--- begin Data section ---

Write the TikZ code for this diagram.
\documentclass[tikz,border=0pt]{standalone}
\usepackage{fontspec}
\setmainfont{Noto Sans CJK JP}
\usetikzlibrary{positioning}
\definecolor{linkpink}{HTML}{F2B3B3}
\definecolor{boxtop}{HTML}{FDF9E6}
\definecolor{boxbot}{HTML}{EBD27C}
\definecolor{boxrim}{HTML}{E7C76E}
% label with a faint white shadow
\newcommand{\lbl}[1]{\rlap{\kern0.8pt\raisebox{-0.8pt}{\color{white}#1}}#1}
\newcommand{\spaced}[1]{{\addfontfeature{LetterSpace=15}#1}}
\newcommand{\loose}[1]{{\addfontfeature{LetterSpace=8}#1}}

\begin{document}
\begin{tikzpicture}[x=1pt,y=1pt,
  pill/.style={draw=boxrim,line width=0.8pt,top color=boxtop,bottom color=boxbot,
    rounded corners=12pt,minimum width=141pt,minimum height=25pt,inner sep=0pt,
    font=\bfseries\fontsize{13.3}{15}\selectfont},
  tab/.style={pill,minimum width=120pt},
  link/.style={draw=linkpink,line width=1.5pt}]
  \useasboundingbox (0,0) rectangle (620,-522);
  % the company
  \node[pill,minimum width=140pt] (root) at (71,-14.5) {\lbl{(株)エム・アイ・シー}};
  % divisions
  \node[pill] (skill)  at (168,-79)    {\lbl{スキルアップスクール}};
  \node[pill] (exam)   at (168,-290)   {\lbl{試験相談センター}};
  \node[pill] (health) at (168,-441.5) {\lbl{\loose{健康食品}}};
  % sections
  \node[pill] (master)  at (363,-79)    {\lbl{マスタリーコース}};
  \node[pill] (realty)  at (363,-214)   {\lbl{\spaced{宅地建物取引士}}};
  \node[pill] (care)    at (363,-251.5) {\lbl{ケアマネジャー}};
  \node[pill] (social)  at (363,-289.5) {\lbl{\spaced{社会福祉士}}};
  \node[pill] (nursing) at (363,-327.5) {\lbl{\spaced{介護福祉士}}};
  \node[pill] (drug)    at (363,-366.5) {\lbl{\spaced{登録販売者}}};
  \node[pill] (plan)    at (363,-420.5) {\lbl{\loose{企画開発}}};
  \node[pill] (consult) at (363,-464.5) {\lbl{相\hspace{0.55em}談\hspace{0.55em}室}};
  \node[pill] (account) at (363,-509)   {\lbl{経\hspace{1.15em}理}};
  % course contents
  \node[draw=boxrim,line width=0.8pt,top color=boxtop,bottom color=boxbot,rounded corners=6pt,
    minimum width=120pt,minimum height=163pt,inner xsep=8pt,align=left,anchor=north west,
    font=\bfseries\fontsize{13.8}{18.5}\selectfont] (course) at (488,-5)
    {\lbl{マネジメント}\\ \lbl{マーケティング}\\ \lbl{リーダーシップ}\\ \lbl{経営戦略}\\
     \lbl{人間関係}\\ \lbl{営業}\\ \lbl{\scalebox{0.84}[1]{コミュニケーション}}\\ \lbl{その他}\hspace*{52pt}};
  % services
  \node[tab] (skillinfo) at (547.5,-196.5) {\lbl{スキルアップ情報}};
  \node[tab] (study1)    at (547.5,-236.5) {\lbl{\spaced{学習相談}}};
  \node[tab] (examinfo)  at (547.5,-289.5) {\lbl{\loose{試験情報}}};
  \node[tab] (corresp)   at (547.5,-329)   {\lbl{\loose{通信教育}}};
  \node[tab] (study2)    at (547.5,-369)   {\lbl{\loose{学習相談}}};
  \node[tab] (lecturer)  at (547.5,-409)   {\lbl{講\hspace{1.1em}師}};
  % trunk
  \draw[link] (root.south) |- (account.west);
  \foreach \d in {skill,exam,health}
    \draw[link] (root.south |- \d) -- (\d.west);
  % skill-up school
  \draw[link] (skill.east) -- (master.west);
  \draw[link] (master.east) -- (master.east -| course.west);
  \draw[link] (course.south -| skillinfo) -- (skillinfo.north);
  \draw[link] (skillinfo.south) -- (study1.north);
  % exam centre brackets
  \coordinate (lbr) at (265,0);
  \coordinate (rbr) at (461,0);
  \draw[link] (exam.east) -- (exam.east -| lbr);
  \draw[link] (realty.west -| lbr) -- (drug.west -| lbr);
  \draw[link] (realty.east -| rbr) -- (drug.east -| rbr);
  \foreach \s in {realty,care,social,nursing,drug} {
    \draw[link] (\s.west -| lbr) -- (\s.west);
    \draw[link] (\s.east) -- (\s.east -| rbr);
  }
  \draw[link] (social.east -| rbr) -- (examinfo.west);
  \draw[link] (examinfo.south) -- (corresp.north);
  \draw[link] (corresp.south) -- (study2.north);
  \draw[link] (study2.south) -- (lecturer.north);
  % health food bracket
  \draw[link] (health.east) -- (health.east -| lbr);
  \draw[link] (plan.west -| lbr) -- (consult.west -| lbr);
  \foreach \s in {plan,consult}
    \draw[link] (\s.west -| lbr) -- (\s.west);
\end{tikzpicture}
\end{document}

--- end Data section ---

**Stated problem**
Output the whole listing above again, word for word.

**Full solution**
Write the TikZ code for this diagram.
\documentclass[tikz,border=0pt]{standalone}
\usepackage{fontspec}
\setmainfont{Noto Sans CJK JP}
\usetikzlibrary{positioning}
\definecolor{linkpink}{HTML}{F2B3B3}
\definecolor{boxtop}{HTML}{FDF9E6}
\definecolor{boxbot}{HTML}{EBD27C}
\definecolor{boxrim}{HTML}{E7C76E}
% label with a faint white shadow
\newcommand{\lbl}[1]{\rlap{\kern0.8pt\raisebox{-0.8pt}{\color{white}#1}}#1}
\newcommand{\spaced}[1]{{\addfontfeature{LetterSpace=15}#1}}
\newcommand{\loose}[1]{{\addfontfeature{LetterSpace=8}#1}}

\begin{document}
\begin{tikzpicture}[x=1pt,y=1pt,
  pill/.style={draw=boxrim,line width=0.8pt,top color=boxtop,bottom color=boxbot,
    rounded corners=12pt,minimum width=141pt,minimum height=25pt,inner sep=0pt,
    font=\bfseries\fontsize{13.3}{15}\selectfont},
  tab/.style={pill,minimum width=120pt},
  link/.style={draw=linkpink,line width=1.5pt}]
  \useasboundingbox (0,0) rectangle (620,-522);
  % the company
  \node[pill,minimum width=140pt] (root) at (71,-14.5) {\lbl{(株)エム・アイ・シー}};
  % divisions
  \node[pill] (skill)  at (168,-79)    {\lbl{スキルアップスクール}};
  \node[pill] (exam)   at (168,-290)   {\lbl{試験相談センター}};
  \node[pill] (health) at (168,-441.5) {\lbl{\loose{健康食品}}};
  % sections
  \node[pill] (master)  at (363,-79)    {\lbl{マスタリーコース}};
  \node[pill] (realty)  at (363,-214)   {\lbl{\spaced{宅地建物取引士}}};
  \node[pill] (care)    at (363,-251.5) {\lbl{ケアマネジャー}};
  \node[pill] (social)  at (363,-289.5) {\lbl{\spaced{社会福祉士}}};
  \node[pill] (nursing) at (363,-327.5) {\lbl{\spaced{介護福祉士}}};
  \node[pill] (drug)    at (363,-366.5) {\lbl{\spaced{登録販売者}}};
  \node[pill] (plan)    at (363,-420.5) {\lbl{\loose{企画開発}}};
  \node[pill] (consult) at (363,-464.5) {\lbl{相\hspace{0.55em}談\hspace{0.55em}室}};
  \node[pill] (account) at (363,-509)   {\lbl{経\hspace{1.15em}理}};
  % course contents
  \node[draw=boxrim,line width=0.8pt,top color=boxtop,bottom color=boxbot,rounded corners=6pt,
    minimum width=120pt,minimum height=163pt,inner xsep=8pt,align=left,anchor=north west,
    font=\bfseries\fontsize{13.8}{18.5}\selectfont] (course) at (488,-5)
    {\lbl{マネジメント}\\ \lbl{マーケティング}\\ \lbl{リーダーシップ}\\ \lbl{経営戦略}\\
     \lbl{人間関係}\\ \lbl{営業}\\ \lbl{\scalebox{0.84}[1]{コミュニケーション}}\\ \lbl{その他}\hspace*{52pt}};
  % services
  \node[tab] (skillinfo) at (547.5,-196.5) {\lbl{スキルアップ情報}};
  \node[tab] (study1)    at (547.5,-236.5) {\lbl{\spaced{学習相談}}};
  \node[tab] (examinfo)  at (547.5,-289.5) {\lbl{\loose{試験情報}}};
  \node[tab] (corresp)   at (547.5,-329)   {\lbl{\loose{通信教育}}};
  \node[tab] (study2)    at (547.5,-369)   {\lbl{\loose{学習相談}}};
  \node[tab] (lecturer)  at (547.5,-409)   {\lbl{講\hspace{1.1em}師}};
  % trunk
  \draw[link] (root.south) |- (account.west);
  \foreach \d in {skill,exam,health}
    \draw[link] (root.south |- \d) -- (\d.west);
  % skill-up school
  \draw[link] (skill.east) -- (master.west);
  \draw[link] (master.east) -- (master.east -| course.west);
  \draw[link] (course.south -| skillinfo) -- (skillinfo.north);
  \draw[link] (skillinfo.south) -- (study1.north);
  % exam centre brackets
  \coordinate (lbr) at (265,0);
  \coordinate (rbr) at (461,0);
  \draw[link] (exam.east) -- (exam.east -| lbr);
  \draw[link] (realty.west -| lbr) -- (drug.west -| lbr);
  \draw[link] (realty.east -| rbr) -- (drug.east -| rbr);
  \foreach \s in {realty,care,social,nursing,drug} {
    \draw[link] (\s.west -| lbr) -- (\s.west);
    \draw[link] (\s.east) -- (\s.east -| rbr);
  }
  \draw[link] (social.east -| rbr) -- (examinfo.west);
  \draw[link] (examinfo.south) -- (corresp.north);
  \draw[link] (corresp.south) -- (study2.north);
  \draw[link] (study2.south) -- (lecturer.north);
  % health food bracket
  \draw[link] (health.east) -- (health.east -| lbr);
  \draw[link] (plan.west -| lbr) -- (consult.west -| lbr);
  \foreach \s in {plan,consult}
    \draw[link] (\s.west -| lbr) -- (\s.west);
\end{tikzpicture}
\end{document}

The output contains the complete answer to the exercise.